** BEGIN Given data **

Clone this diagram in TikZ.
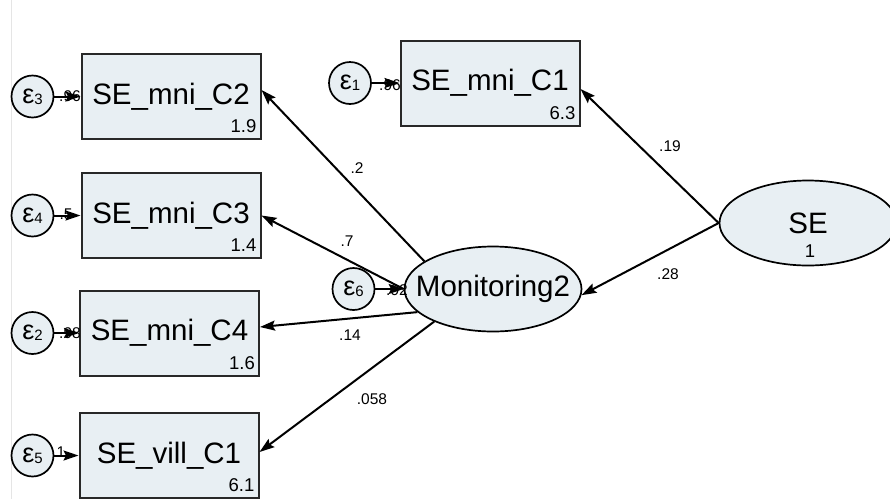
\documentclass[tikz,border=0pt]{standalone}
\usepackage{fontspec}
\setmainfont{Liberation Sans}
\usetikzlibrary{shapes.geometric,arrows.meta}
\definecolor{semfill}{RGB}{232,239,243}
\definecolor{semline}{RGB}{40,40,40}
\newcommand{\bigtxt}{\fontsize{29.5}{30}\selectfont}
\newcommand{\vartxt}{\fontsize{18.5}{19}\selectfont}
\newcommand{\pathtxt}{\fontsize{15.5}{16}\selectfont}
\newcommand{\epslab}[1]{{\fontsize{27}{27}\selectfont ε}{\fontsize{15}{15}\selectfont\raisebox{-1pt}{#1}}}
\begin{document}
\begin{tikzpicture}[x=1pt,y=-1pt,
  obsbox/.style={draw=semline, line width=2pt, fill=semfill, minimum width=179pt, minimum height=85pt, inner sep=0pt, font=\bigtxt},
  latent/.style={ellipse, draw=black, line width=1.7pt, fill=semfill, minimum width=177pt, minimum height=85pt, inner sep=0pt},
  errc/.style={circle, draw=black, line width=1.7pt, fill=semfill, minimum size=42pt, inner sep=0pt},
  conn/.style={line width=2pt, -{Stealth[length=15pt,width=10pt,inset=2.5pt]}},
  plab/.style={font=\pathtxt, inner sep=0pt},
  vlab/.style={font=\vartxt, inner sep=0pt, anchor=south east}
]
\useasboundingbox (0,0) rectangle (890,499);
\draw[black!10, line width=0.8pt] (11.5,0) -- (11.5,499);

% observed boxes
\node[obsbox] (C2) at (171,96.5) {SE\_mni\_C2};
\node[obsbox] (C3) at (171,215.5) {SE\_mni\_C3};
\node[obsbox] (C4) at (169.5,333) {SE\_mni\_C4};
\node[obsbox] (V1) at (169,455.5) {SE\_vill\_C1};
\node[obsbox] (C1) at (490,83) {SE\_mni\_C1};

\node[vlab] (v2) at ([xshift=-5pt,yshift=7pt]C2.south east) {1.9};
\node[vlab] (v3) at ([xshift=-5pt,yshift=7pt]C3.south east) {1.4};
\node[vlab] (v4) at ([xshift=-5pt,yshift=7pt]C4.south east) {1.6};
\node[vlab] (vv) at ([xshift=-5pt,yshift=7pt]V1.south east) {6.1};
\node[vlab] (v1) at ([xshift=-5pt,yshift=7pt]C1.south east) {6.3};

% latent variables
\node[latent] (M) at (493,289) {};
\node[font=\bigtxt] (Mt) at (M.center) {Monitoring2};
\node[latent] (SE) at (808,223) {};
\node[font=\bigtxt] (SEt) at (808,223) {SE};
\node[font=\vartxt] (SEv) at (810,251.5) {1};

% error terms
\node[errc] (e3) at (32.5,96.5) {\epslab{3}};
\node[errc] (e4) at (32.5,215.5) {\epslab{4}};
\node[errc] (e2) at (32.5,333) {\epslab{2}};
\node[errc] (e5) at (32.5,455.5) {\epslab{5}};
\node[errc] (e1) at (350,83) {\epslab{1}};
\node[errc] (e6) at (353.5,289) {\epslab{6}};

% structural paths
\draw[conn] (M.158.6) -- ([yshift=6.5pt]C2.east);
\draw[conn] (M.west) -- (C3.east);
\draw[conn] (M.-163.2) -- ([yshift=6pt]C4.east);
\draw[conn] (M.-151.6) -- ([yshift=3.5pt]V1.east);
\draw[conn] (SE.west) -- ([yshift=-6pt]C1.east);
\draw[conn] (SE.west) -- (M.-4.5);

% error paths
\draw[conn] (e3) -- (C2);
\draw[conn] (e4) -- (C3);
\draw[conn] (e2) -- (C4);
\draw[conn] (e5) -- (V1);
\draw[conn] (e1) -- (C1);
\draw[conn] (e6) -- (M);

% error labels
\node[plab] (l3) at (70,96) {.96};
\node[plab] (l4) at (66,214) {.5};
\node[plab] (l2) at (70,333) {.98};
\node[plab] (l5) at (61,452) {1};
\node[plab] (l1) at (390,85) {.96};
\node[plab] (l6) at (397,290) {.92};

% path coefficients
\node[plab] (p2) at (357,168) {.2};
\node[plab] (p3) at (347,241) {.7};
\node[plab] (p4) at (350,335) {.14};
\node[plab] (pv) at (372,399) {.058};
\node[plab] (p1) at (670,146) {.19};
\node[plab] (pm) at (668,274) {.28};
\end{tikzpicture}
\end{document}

** END Given data **
** BEGIN Given data **

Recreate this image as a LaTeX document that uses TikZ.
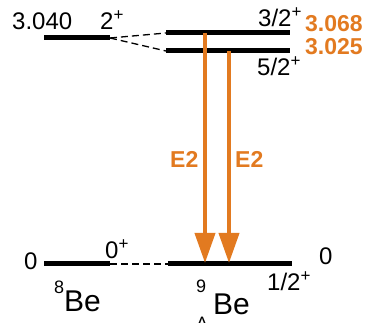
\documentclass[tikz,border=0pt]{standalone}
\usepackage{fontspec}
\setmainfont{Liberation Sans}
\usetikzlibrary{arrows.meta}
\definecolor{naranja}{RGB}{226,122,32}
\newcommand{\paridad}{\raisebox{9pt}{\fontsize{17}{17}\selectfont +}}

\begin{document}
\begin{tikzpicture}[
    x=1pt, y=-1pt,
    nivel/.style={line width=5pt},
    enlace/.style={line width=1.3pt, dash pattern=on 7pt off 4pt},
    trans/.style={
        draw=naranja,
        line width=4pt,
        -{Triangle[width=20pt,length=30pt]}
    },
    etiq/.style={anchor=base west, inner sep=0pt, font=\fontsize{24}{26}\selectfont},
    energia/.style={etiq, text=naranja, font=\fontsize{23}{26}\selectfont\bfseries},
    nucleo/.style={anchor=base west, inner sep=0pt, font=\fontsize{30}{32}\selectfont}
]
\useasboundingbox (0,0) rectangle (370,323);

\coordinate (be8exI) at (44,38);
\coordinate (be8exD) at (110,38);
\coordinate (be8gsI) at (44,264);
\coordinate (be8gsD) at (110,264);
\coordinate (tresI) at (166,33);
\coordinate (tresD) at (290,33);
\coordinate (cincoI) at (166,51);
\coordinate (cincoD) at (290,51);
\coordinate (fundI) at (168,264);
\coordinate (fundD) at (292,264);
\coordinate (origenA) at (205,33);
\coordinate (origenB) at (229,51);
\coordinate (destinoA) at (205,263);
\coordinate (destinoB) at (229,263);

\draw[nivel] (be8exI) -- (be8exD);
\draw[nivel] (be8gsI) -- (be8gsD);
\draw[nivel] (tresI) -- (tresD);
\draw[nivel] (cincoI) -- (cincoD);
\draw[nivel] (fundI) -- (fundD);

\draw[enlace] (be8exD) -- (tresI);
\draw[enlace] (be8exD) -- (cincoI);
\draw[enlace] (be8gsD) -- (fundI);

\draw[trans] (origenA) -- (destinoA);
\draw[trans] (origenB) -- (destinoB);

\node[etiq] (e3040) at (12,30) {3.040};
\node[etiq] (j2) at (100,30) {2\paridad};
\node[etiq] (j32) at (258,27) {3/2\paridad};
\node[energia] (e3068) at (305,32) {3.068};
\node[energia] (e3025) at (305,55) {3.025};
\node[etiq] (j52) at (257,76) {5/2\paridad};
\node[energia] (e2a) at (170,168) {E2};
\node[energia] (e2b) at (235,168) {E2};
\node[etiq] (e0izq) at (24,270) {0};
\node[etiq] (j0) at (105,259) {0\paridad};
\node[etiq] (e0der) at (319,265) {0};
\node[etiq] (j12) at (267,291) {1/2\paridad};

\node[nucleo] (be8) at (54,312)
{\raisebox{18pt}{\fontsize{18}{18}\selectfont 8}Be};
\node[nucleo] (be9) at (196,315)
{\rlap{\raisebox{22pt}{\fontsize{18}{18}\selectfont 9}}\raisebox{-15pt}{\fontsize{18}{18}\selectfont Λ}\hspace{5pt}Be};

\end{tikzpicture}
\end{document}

** END Given data **

:: Required work ::
Pictures are excluded. Repeat exactly the lines from the one containing "Recreate this image" to the one containing "(fundI) -- (fundD);", inclusive.

:: Complete response ::
Recreate this image as a LaTeX document that uses TikZ.
\documentclass[tikz,border=0pt]{standalone}
\usepackage{fontspec}
\setmainfont{Liberation Sans}
\usetikzlibrary{arrows.meta}
\definecolor{naranja}{RGB}{226,122,32}
\newcommand{\paridad}{\raisebox{9pt}{\fontsize{17}{17}\selectfont +}}

\begin{document}
\begin{tikzpicture}[
    x=1pt, y=-1pt,
    nivel/.style={line width=5pt},
    enlace/.style={line width=1.3pt, dash pattern=on 7pt off 4pt},
    trans/.style={
        draw=naranja,
        line width=4pt,
        -{Triangle[width=20pt,length=30pt]}
    },
    etiq/.style={anchor=base west, inner sep=0pt, font=\fontsize{24}{26}\selectfont},
    energia/.style={etiq, text=naranja, font=\fontsize{23}{26}\selectfont\bfseries},
    nucleo/.style={anchor=base west, inner sep=0pt, font=\fontsize{30}{32}\selectfont}
]
\useasboundingbox (0,0) rectangle (370,323);

\coordinate (be8exI) at (44,38);
\coordinate (be8exD) at (110,38);
\coordinate (be8gsI) at (44,264);
\coordinate (be8gsD) at (110,264);
\coordinate (tresI) at (166,33);
\coordinate (tresD) at (290,33);
\coordinate (cincoI) at (166,51);
\coordinate (cincoD) at (290,51);
\coordinate (fundI) at (168,264);
\coordinate (fundD) at (292,264);
\coordinate (origenA) at (205,33);
\coordinate (origenB) at (229,51);
\coordinate (destinoA) at (205,263);
\coordinate (destinoB) at (229,263);

\draw[nivel] (be8exI) -- (be8exD);
\draw[nivel] (be8gsI) -- (be8gsD);
\draw[nivel] (tresI) -- (tresD);
\draw[nivel] (cincoI) -- (cincoD);
\draw[nivel] (fundI) -- (fundD);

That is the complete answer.